» DIRECTION
Only the lines from the one with "Reproduce this chart with Altair." to the one with "W, H = 643, 161", both included, should be output, without any images.

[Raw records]
>> START
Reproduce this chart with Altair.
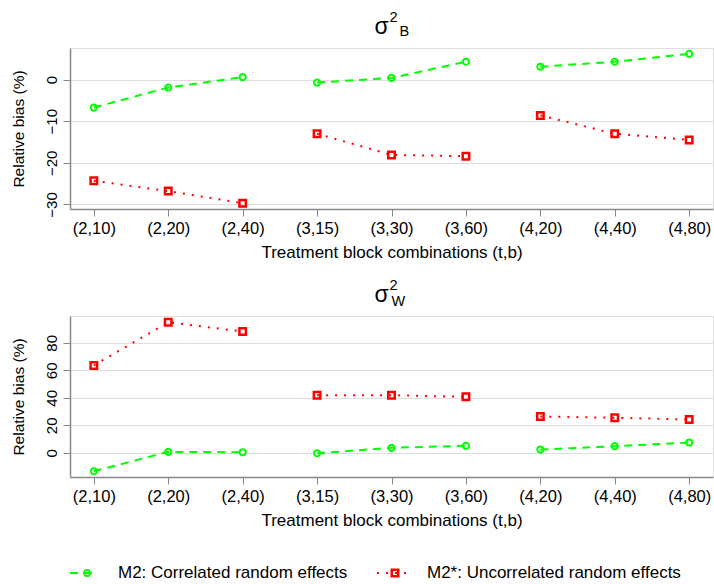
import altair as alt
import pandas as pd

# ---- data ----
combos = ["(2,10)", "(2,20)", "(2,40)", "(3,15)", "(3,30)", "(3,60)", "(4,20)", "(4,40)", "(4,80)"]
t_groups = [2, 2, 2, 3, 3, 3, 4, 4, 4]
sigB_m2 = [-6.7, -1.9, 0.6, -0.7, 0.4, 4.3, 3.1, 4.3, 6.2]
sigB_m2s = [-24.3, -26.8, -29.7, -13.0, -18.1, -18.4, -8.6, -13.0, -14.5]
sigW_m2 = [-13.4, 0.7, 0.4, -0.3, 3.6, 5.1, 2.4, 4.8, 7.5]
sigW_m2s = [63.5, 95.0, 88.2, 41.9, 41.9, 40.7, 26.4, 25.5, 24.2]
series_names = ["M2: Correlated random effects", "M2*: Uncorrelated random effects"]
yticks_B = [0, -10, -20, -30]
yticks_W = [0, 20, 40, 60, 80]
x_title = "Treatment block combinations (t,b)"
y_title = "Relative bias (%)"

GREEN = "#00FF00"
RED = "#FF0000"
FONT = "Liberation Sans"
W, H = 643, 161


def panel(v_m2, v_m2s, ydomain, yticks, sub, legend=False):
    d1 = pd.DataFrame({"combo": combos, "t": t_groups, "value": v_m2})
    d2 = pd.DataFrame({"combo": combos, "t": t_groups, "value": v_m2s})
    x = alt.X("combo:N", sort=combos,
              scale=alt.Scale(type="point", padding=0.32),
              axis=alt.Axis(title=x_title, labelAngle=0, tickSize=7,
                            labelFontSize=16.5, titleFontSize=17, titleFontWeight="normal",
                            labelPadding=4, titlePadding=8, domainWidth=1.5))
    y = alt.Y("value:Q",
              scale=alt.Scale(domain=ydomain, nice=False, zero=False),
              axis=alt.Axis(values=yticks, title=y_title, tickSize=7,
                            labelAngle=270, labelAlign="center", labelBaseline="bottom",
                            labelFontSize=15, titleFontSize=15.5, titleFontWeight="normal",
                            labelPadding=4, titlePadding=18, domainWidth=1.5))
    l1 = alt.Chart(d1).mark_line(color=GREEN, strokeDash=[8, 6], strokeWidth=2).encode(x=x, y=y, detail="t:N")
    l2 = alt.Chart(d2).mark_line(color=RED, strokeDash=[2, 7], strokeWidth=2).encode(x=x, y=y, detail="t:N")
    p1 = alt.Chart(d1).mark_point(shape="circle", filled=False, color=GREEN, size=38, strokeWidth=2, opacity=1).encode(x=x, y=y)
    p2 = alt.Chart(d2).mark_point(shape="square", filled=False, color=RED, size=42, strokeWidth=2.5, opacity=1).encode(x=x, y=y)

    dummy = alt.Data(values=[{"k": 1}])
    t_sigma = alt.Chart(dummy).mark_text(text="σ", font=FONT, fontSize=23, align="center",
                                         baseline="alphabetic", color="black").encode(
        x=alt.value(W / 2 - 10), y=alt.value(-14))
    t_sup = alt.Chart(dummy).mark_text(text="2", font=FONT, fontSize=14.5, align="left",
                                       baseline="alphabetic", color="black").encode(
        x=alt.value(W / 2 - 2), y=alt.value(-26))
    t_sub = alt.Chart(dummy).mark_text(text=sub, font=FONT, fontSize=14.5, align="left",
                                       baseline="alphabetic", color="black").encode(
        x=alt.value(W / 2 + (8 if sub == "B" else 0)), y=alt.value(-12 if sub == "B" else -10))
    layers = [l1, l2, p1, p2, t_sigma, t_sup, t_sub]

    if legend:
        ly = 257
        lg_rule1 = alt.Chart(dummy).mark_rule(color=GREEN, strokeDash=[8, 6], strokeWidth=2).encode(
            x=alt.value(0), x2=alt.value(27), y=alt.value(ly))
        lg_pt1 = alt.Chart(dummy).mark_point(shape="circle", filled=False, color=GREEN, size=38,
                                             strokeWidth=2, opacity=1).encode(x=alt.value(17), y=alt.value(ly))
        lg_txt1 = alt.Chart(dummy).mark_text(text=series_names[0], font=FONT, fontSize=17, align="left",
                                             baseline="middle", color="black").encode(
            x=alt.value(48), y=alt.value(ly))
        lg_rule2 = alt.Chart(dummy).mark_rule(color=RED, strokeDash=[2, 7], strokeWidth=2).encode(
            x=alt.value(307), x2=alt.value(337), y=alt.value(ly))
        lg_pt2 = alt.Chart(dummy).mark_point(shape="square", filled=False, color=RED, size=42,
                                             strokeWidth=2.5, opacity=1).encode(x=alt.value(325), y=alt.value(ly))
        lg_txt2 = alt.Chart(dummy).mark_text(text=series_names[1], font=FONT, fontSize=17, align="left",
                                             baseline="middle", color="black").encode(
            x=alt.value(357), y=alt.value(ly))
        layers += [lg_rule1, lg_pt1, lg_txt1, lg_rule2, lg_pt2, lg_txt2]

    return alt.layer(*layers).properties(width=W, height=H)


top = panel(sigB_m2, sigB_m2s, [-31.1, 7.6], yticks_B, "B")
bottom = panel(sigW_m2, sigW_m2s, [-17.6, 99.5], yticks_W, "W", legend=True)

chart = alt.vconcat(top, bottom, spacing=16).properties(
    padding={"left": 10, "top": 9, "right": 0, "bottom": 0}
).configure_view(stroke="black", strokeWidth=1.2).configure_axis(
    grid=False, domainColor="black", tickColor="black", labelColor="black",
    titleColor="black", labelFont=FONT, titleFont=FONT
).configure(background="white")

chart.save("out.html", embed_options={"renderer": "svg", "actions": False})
>> END
>> START
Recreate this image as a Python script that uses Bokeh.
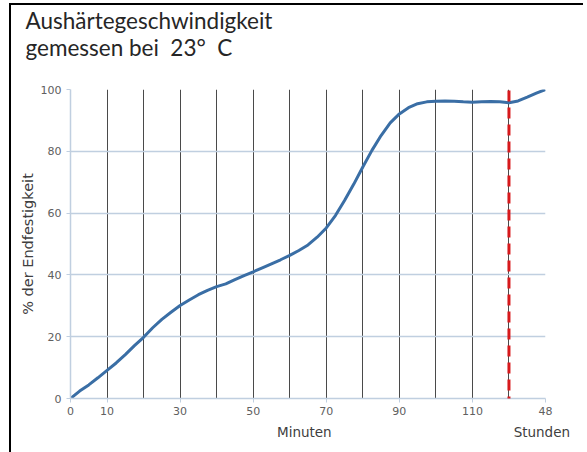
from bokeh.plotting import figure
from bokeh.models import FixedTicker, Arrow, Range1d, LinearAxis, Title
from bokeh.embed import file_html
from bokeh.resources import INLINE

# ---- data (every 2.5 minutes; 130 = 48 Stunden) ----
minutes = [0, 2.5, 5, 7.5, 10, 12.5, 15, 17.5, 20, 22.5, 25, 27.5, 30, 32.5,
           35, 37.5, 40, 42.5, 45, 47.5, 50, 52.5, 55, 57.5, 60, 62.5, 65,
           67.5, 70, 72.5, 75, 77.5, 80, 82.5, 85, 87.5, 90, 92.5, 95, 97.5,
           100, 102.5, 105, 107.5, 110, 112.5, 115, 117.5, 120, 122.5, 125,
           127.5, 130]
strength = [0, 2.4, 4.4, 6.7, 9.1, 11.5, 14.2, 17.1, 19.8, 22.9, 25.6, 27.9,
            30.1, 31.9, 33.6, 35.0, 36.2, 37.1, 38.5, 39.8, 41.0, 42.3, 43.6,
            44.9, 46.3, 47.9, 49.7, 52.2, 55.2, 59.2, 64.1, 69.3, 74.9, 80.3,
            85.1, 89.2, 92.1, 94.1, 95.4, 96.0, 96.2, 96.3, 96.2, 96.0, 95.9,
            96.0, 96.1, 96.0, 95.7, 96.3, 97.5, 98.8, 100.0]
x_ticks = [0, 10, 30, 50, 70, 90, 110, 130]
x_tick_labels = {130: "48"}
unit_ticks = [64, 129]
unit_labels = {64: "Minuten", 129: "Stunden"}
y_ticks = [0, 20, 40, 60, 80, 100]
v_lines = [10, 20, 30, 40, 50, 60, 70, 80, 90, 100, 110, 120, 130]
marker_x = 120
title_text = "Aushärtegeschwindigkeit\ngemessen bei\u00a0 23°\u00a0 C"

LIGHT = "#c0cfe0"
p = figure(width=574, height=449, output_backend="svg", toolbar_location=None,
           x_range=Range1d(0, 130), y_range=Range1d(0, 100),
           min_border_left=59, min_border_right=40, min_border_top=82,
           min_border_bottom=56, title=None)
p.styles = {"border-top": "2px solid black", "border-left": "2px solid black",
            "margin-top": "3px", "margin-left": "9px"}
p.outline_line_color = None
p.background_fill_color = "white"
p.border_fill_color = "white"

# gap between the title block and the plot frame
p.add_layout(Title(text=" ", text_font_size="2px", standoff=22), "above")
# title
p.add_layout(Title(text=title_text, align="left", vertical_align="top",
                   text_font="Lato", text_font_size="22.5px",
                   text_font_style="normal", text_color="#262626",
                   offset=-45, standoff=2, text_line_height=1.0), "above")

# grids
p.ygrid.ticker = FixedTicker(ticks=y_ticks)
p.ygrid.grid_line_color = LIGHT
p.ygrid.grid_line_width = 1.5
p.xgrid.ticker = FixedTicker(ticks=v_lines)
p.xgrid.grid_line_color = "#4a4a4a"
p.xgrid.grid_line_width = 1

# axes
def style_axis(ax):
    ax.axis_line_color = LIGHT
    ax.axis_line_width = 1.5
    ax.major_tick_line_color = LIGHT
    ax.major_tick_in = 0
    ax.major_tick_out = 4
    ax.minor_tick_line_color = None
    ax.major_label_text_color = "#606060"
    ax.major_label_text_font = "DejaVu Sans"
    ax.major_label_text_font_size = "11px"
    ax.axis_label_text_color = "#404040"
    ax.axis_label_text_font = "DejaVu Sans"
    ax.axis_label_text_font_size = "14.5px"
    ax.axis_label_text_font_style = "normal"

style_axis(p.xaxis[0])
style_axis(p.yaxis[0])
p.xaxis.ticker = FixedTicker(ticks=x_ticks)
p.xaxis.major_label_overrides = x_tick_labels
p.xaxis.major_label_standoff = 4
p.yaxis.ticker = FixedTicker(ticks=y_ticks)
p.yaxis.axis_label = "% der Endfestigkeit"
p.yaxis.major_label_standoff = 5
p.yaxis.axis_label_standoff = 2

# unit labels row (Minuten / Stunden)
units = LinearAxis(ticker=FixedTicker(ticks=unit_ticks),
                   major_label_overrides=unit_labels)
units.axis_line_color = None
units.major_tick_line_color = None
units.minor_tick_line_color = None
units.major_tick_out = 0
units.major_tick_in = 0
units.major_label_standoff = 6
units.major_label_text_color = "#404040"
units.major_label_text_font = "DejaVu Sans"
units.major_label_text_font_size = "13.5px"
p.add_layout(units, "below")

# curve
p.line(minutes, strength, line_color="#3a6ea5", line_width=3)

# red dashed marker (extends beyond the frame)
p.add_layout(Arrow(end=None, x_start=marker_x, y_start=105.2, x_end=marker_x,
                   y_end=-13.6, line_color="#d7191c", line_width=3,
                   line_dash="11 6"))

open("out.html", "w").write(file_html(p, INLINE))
>> END
» SOLUTION TO THE PROBLEM
Reproduce this chart with Altair.
import altair as alt
import pandas as pd

# ---- data ----
combos = ["(2,10)", "(2,20)", "(2,40)", "(3,15)", "(3,30)", "(3,60)", "(4,20)", "(4,40)", "(4,80)"]
t_groups = [2, 2, 2, 3, 3, 3, 4, 4, 4]
sigB_m2 = [-6.7, -1.9, 0.6, -0.7, 0.4, 4.3, 3.1, 4.3, 6.2]
sigB_m2s = [-24.3, -26.8, -29.7, -13.0, -18.1, -18.4, -8.6, -13.0, -14.5]
sigW_m2 = [-13.4, 0.7, 0.4, -0.3, 3.6, 5.1, 2.4, 4.8, 7.5]
sigW_m2s = [63.5, 95.0, 88.2, 41.9, 41.9, 40.7, 26.4, 25.5, 24.2]
series_names = ["M2: Correlated random effects", "M2*: Uncorrelated random effects"]
yticks_B = [0, -10, -20, -30]
yticks_W = [0, 20, 40, 60, 80]
x_title = "Treatment block combinations (t,b)"
y_title = "Relative bias (%)"

GREEN = "#00FF00"
RED = "#FF0000"
FONT = "Liberation Sans"
W, H = 643, 161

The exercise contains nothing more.